Learning to love the Aussie accent

If you’d like to “improve” the pronunciation of others, research shows this is the wrong way to do it.

In the first instance, it implies people aren’t aware that some accents are more valued than others in different contexts. And it downplays our dynamic ability to change our accents to suit our circumstances and goals. For instance, much gets made of Bob Hawke’s “broad” Australian accent, whereas a closer examination of his accent sees him speaking “general” or even “cultivated” in formal contexts (his Boyer lectures).

In the US, Barack Obama is also a dynamic accent shifter, but his standard English accent has been met with snide observations that he is “well-spoken” (leaving one to wonder, well, why shouldn’t he be?).

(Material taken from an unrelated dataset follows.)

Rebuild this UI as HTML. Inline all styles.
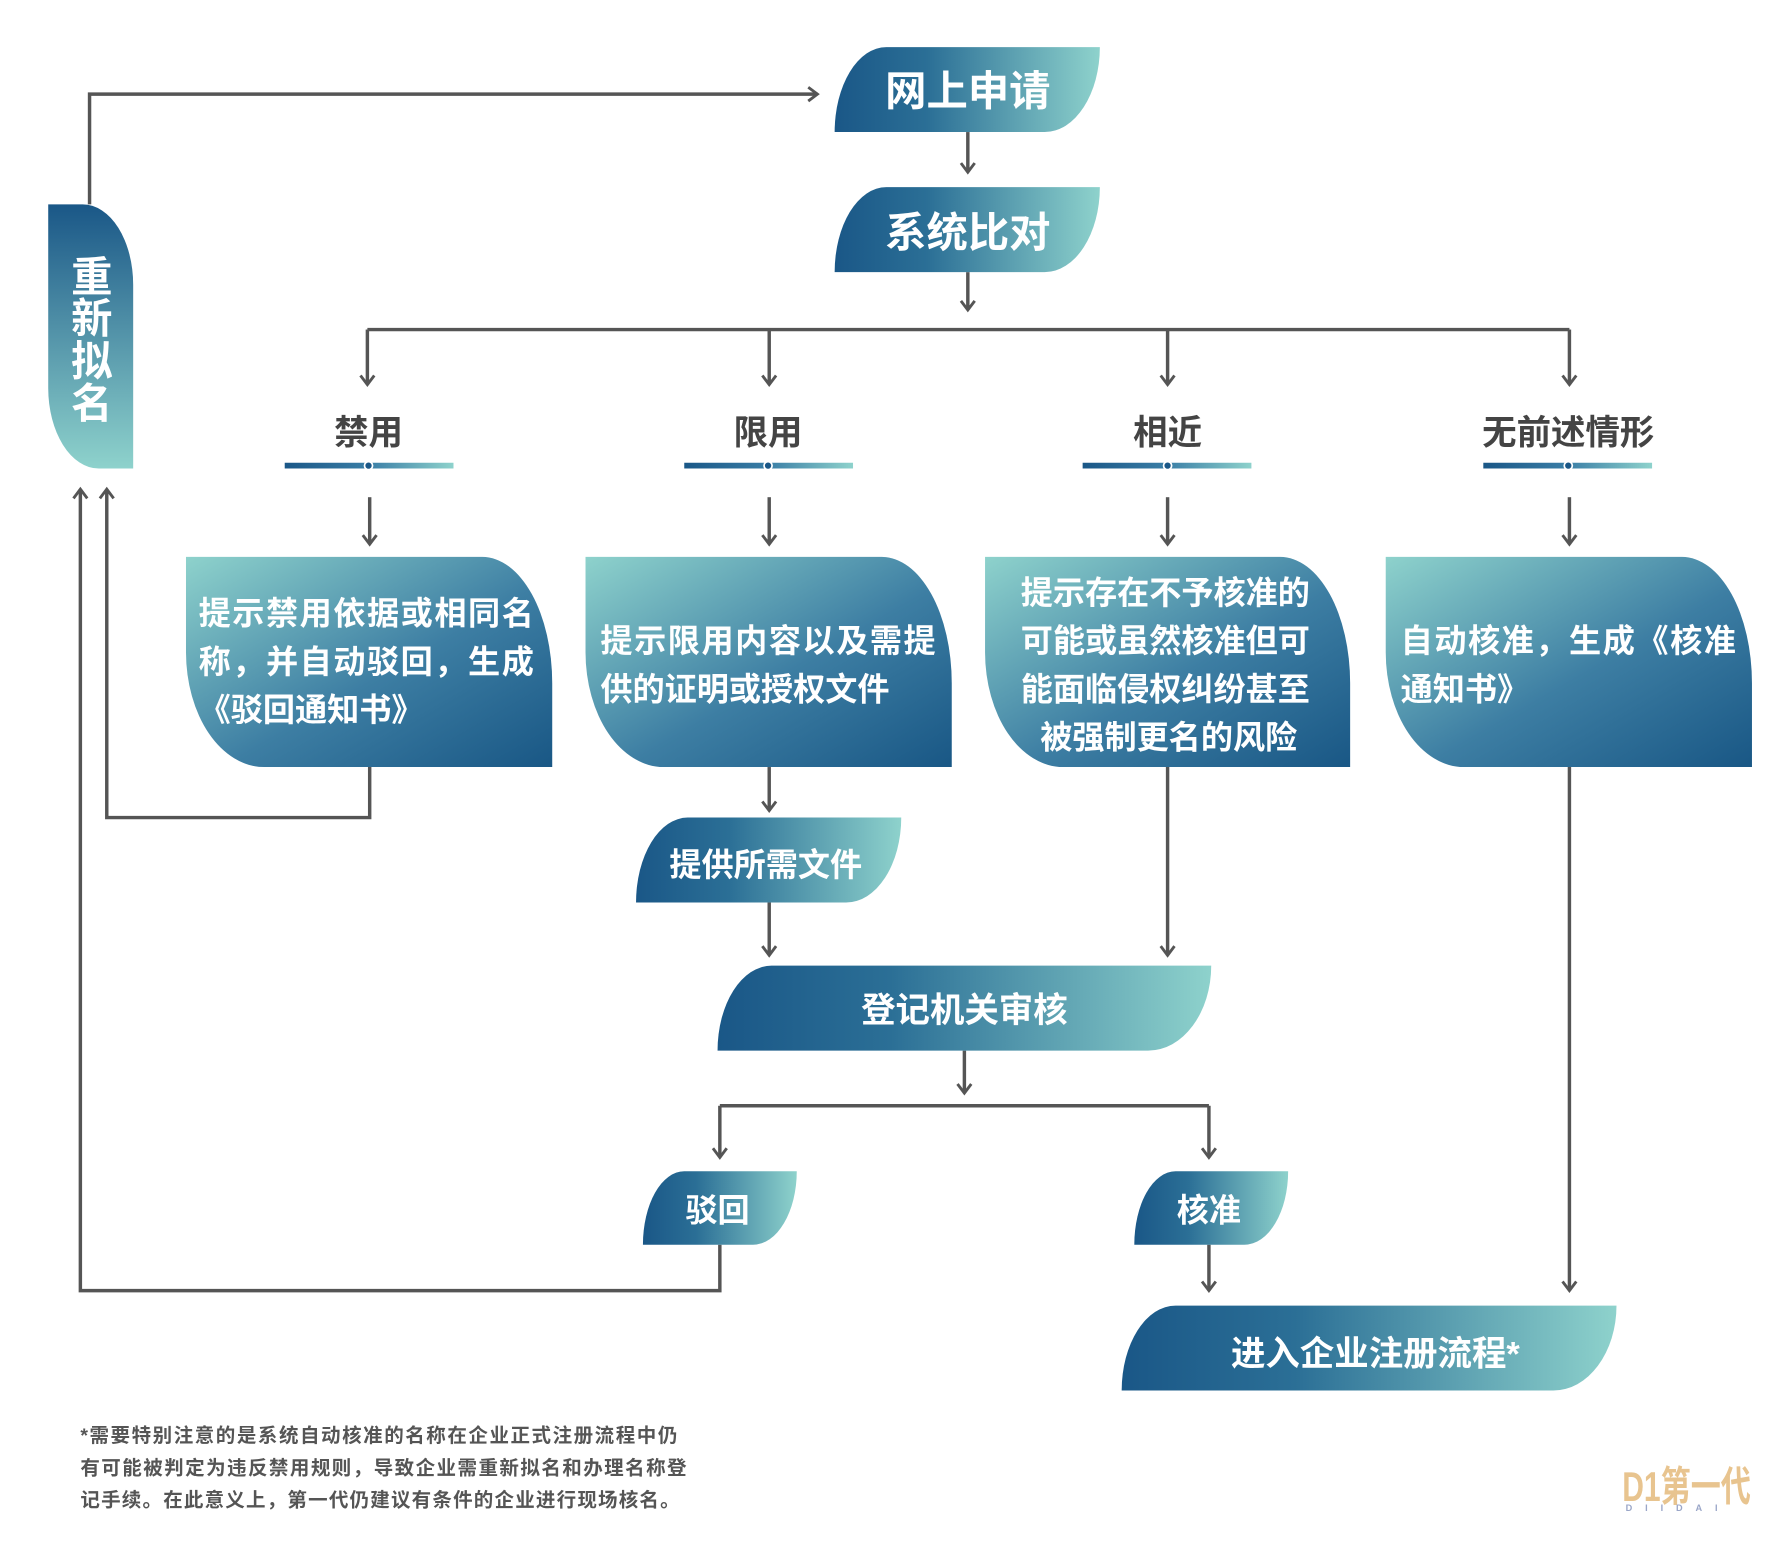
<!DOCTYPE html>
<html><head><meta charset="utf-8"><style>
html,body{margin:0;padding:0;background:#fff;}
svg{display:block;}
text{font-family:"Liberation Sans","Noto Sans CJK SC",sans-serif;font-weight:bold;}
</style></head><body>
<svg width="1791" height="1549" viewBox="0 0 1560 1349" preserveAspectRatio="none" xmlns="http://www.w3.org/2000/svg">
<defs>
<linearGradient id="gh" x1="0" y1="0" x2="1" y2="0"><stop offset="0" stop-color="#1a5787"/><stop offset="0.35" stop-color="#2b6f96"/><stop offset="1" stop-color="#8ed2cc"/></linearGradient>
<linearGradient id="gb" x1="0" y1="0" x2="1" y2="1"><stop offset="0" stop-color="#8ed2cc"/><stop offset="0.55" stop-color="#3d7ea3"/><stop offset="1" stop-color="#195785"/></linearGradient>
<linearGradient id="gv" x1="0" y1="0" x2="0" y2="1"><stop offset="0" stop-color="#1a5787"/><stop offset="1" stop-color="#8ed2cc"/></linearGradient>
<linearGradient id="gl" x1="0" y1="0" x2="1" y2="0"><stop offset="0" stop-color="#1a5787"/><stop offset="0.5" stop-color="#3a7ea6"/><stop offset="1" stop-color="#8ed2cc"/></linearGradient>
<marker id="a" markerWidth="16" markerHeight="16" refX="13" refY="8" orient="auto" markerUnits="userSpaceOnUse"><path d="M5,2 L13,8 L5,14" fill="none" stroke="#555" stroke-width="2.5"/></marker>
</defs>
<g fill="none" stroke="#555" stroke-width="3">
<path d="M78,178 V82 H712" marker-end="url(#a)"/>
<path d="M843,115 V150" marker-end="url(#a)"/>
<path d="M843,237 V270" marker-end="url(#a)"/>
<path d="M320,287 H1367"/>
<path d="M320,287 V335" marker-end="url(#a)"/>
<path d="M670,287 V335" marker-end="url(#a)"/>
<path d="M1017,287 V335" marker-end="url(#a)"/>
<path d="M1367,287 V335" marker-end="url(#a)"/>
<path d="M322,433 V474" marker-end="url(#a)"/>
<path d="M670,433 V474" marker-end="url(#a)"/>
<path d="M1017,433 V474" marker-end="url(#a)"/>
<path d="M1367,433 V474" marker-end="url(#a)"/>
<path d="M322,668 V712 H93 V426" marker-end="url(#a)"/>
<path d="M627,1084 V1124 H70 V426" marker-end="url(#a)"/>
<path d="M670,668 V706" marker-end="url(#a)"/>
<path d="M670,786 V832" marker-end="url(#a)"/>
<path d="M1017,668 V832" marker-end="url(#a)"/>
<path d="M1367,668 V1124" marker-end="url(#a)"/>
<path d="M840,915 V952" marker-end="url(#a)"/>
<path d="M627,963 H1053"/>
<path d="M627,963 V1008" marker-end="url(#a)"/>
<path d="M1053,963 V1008" marker-end="url(#a)"/>
<path d="M1053,1084 V1124" marker-end="url(#a)"/>
</g>
<path d="M772,41 H958 A48,74 0 0 1 910,115 H727 A45,74 0 0 1 772,41Z" fill="url(#gh)"/>
<text x="843" y="92" font-size="36" fill="#fff" text-anchor="middle">网上申请</text>
<path d="M772,163 H958 A48,74 0 0 1 910,237 H727 A45,74 0 0 1 772,163Z" fill="url(#gh)"/>
<text x="843" y="215" font-size="36" fill="#fff" text-anchor="middle">系统比对</text>
<path d="M599,712 H785 A48,74 0 0 1 737,786 H554 A45,74 0 0 1 599,712Z" fill="url(#gh)"/>
<text x="667" y="763" font-size="28" fill="#fff" text-anchor="middle">提供所需文件</text>
<path d="M672,841 H1055 A55,74 0 0 1 1000,915 H625 A47,74 0 0 1 672,841Z" fill="url(#gh)"/>
<text x="840" y="890" font-size="30" fill="#fff" text-anchor="middle">登记机关审核</text>
<path d="M1024,1137 H1408 A55,74 0 0 1 1353,1211 H977 A47,74 0 0 1 1024,1137Z" fill="url(#gh)"/>
<text x="1198" y="1189" font-size="30" fill="#fff" text-anchor="middle">进入企业注册流程*</text>
<path d="M596,1020 H694 A38,64 0 0 1 656,1084 H560 A36,64 0 0 1 596,1020Z" fill="url(#gh)"/>
<text x="625" y="1064" font-size="28" fill="#fff" text-anchor="middle">驳回</text>
<path d="M1024,1020 H1122 A38,64 0 0 1 1084,1084 H988 A36,64 0 0 1 1024,1020Z" fill="url(#gh)"/>
<text x="1053" y="1064" font-size="28" fill="#fff" text-anchor="middle">核准</text>
<path d="M42,178 H72 A44,70 0 0 1 116,248 V408 H86 A44,70 0 0 1 42,338Z" fill="url(#gv)"/>
<g font-size="36" fill="#fff" text-anchor="middle">
<text x="80" y="254">重</text><text x="80" y="290">新</text><text x="80" y="327">拟</text><text x="80" y="364">名</text>
</g>
<g font-size="30" fill="#444" text-anchor="middle">
<text x="321" y="387">禁用</text><text x="669" y="387">限用</text><text x="1017" y="387">相近</text><text x="1366" y="387">无前述情形</text>
</g>
<g>
<rect x="248" y="403" width="147" height="5" fill="url(#gl)"/><circle cx="321" cy="405.5" r="3.5" fill="#1a5787" stroke="#fff" stroke-width="1.5"/>
<rect x="596" y="403" width="147" height="5" fill="url(#gl)"/><circle cx="669" cy="405.5" r="3.5" fill="#1a5787" stroke="#fff" stroke-width="1.5"/>
<rect x="943" y="403" width="147" height="5" fill="url(#gl)"/><circle cx="1017" cy="405.5" r="3.5" fill="#1a5787" stroke="#fff" stroke-width="1.5"/>
<rect x="1292" y="403" width="147" height="5" fill="url(#gl)"/><circle cx="1366" cy="405.5" r="3.5" fill="#1a5787" stroke="#fff" stroke-width="1.5"/>
</g>
<path d="M162,485 H420 A61,110 0 0 1 481,595 V668 H230 A68,100 0 0 1 162,568Z" fill="url(#gb)"/>
<path d="M510,485 H768 A61,110 0 0 1 829,595 V668 H578 A68,100 0 0 1 510,568Z" fill="url(#gb)"/>
<path d="M858,485 H1115 A61,110 0 0 1 1176,595 V668 H926 A68,100 0 0 1 858,568Z" fill="url(#gb)"/>
<path d="M1207,485 H1465 A61,110 0 0 1 1526,595 V668 H1275 A68,100 0 0 1 1207,568Z" fill="url(#gb)"/>
<g font-size="28" fill="#fff">
<text x="173" y="544" textLength="292">提示禁用依据或相同名</text>
<text x="173" y="586" textLength="292">称，并自动驳回，生成</text>
<text x="173" y="628">《驳回通知书》</text>
<text x="523" y="568" textLength="292">提示限用内容以及需提</text>
<text x="523" y="610">供的证明或授权文件</text>
<text x="1015" y="526" text-anchor="middle">提示存在不予核准的</text>
<text x="1015" y="568" text-anchor="middle">可能或虽然核准但可</text>
<text x="1015" y="610" text-anchor="middle">能面临侵权纠纷甚至</text>
<text x="1018" y="652" text-anchor="middle">被强制更名的风险</text>
<text x="1220" y="568" textLength="292">自动核准，生成《核准</text>
<text x="1220" y="610">通知书》</text>
</g>
<g font-size="17" fill="#555">
<text x="70" y="1256" textLength="520">*需要特别注意的是系统自动核准的名称在企业正式注册流程中仍</text>
<text x="70" y="1284" textLength="528">有可能被判定为违反禁用规则，导致企业需重新拟名和办理名称登</text>
<text x="70" y="1312" textLength="522">记手续。在此意义上，第一代仍建议有条件的企业进行现场核名。</text>
</g>
<text x="1413" y="1307" font-size="36" fill="#e8c48f" textLength="112" lengthAdjust="spacingAndGlyphs">D1第一代</text>
<text x="1416" y="1316" font-size="8" fill="#9aa6c8" textLength="80">DIIDAI</text>
</svg>
</body></html>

In the second instance, openly negative attitudes toward less socially valued accents in the classroom often lead to shame, resentment, and even hostility toward language activities. The outcomes can be catastrophic, with consequences well beyond poor school performance. In fact, this led the Norwegian Ministry of Education to ban classroom attempts to change accents in 1878.

So, there’s no substance to the view the Australian accent is “lazy”. If you’re promoting it, then in the wise words of American “philosopher” Jeffrey Lebowski, “that’s just, like, your opinion, man”.

And it’s an opinion that is neither helping the view of Aussies overseas nor is it helping the people it proposes to help. So let’s learn to love our Aussie accents in 2019 in all forms, posh, broad, ethnic, Aboriginal — and by this we mean love the people who use them.